Longrich became interested in Archaeopteryx‘s hind limbs 3 years ago, when a primitive-bird fossil was discovered in China. It had large feathers on its legs that its discoverers argued played a role in flight (SN: 1/25/03, p. 51: Wings Aplenty: Dinosaur species had feathered hind limbs). He wondered whether the same was true for Archaeopteryx. “It had never occurred to me to look at the hind limbs,” he says.

An Archaeopteryx fossil found in 1877 had initially shown feathers on its legs. But those feathers obscured the bone, so they were stripped away when the relic was prepared for display.

Evidence of the feathers still existed, though.

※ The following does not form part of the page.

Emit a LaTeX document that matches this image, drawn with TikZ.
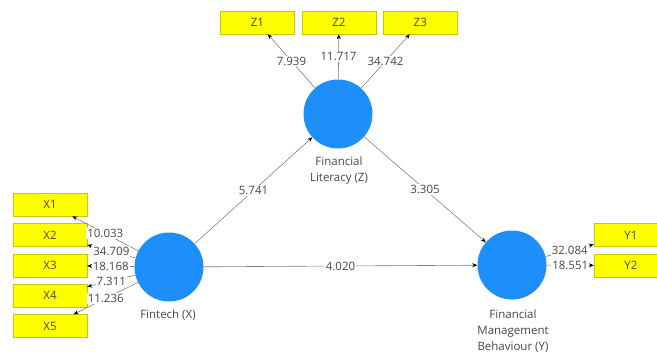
\documentclass[tikz,border=0pt]{standalone}
\usepackage{fontspec}
\setmainfont{Open Sans}
\usepackage{tikz}
\usetikzlibrary{arrows, arrows.meta, positioning}
\definecolor{lvblue}{HTML}{1E8FFA}
\definecolor{indyellow}{HTML}{FFFF00}
\definecolor{indborder}{HTML}{C8C800}
\definecolor{pathgray}{HTML}{808080}
\definecolor{txtgray}{HTML}{454545}

\begin{document}
\begin{tikzpicture}[
    x=1pt, y=-1pt,
    node distance=7pt,
    latent/.style={circle, fill=lvblue, minimum size=69pt, inner sep=0pt},
    indicator/.style={rectangle, draw=indborder, fill=indyellow, minimum width=74pt, minimum height=23pt, inner sep=0pt, text=txtgray, font=\fontsize{11.5}{14}\selectfont},
    caption/.style={align=center, text=txtgray, font=\fontsize{11.5}{16}\selectfont},
    coef/.style={fill=white, inner sep=1pt, text=txtgray, font=\fontsize{11.5}{14}\selectfont},
    arrow/.style={draw=pathgray, line width=0.6pt, ->, >={Stealth[black, length=5pt, width=4pt]}}
]
\useasboundingbox (0,0) rectangle (657,356);
\clip (0,0) rectangle (657,356);

% Nodes
\node[latent] (fintech) at (169,267) {};
\node[latent] (literacy) at (338,114) {};
\node[latent] (behaviour) at (512,265) {};

\node[caption] at (168,315) (fintechcap) {Fintech (X)};
\node[caption] at (339,171) (literacycap) {Financial\\Literacy (Z)};
\node[caption] at (513,331) (behaviourcap) {Financial\\Management\\Behaviour (Y)};

\node[indicator] (x1) at (50,204.5) {X1};
\node[indicator, below=of x1] (x2) {X2};
\node[indicator, below=of x2] (x3) {X3};
\node[indicator, below=of x3] (x4) {X4};
\node[indicator, below=of x4] (x5) {X5};

\node[indicator] (z1) at (257.5,22.5) {Z1};
\node[indicator, right=of z1] (z2) {Z2};
\node[indicator, right=of z2] (z3) {Z3};

\node[indicator] (y1) at (631,235) {Y1};
\node[indicator, below=of y1] (y2) {Y2};

% Edges
\draw[arrow] (fintech) -- node[coef] {5.741} (literacy);
\draw[arrow] (literacy) -- node[coef] {3.305} (behaviour);
\draw[arrow] (fintech) -- node[coef] {4.020} (behaviour);

\draw[arrow] (fintech) -- node[coef] {10.033} (x1);
\draw[arrow] (fintech) -- node[coef] {34.709} (x2);
\draw[arrow] (fintech) -- node[coef] {18.168} (x3);
\draw[arrow] (fintech) -- node[coef] {7.311} (x4);
\draw[arrow] (fintech) -- node[coef] {11.236} (x5);

\draw[arrow] (literacy) -- node[coef] {7.939} (z1);
\draw[arrow] (literacy) -- node[coef] {11.717} (z2);
\draw[arrow] (literacy) -- node[coef] {34.742} (z3);

\draw[arrow] (behaviour) -- node[coef] {32.084} (y1);
\draw[arrow] (behaviour) -- node[coef] {18.551} (y2);

\end{tikzpicture}
\end{document}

When paleontologists split the rock to reveal the fossil, the face opposite the bone retained a counterimpression—including the leg feathers. When Longrich examined this slab, which had been in storage at the Humboldt Museum in Berlin, he saw the leg feathers.

Longrich was uncertain whether the feather-covered rear legs could splay outward, mimicking the position of the wings, or whether the creature’s hips kept its back legs straight down, unable to assist in flight. Longrich combined digital photographs of the fossil’s counterimpression to make a computer model of Archaeopteryx‘s flight. He found that the hind legs could provide significant lift even if they couldn’t splay fully outward.

If the feathered legs were held out at 45 degrees, they would enable Archaeopteryx to turn 9 percent more sharply than if the creature’s legs didn’t aid its flight. That position would also reduce by 5 percent the speed at which the bird could fly before it stalled and fell from the air. If the feathered legs were held out at a full 90 degrees, they would decrease the turning radius by 12 percent and the stall speed by 6.5 percent.

“It is an interesting hypothesis, but it’s relatively speculative,” says Peter Makovicky of the Field Museum in Chicago. He notes that hind-limb feathers were apparent on only 1 of the 10 Archaeopteryx fossils that have been discovered.

Luis Chiappe of the Natural History Museum of Los Angeles County says he’s “not convinced” by Longrich’s arguments. Hind-limb feathers of Archaeopteryx could be similar to those of eagles and not play a strong role in flight.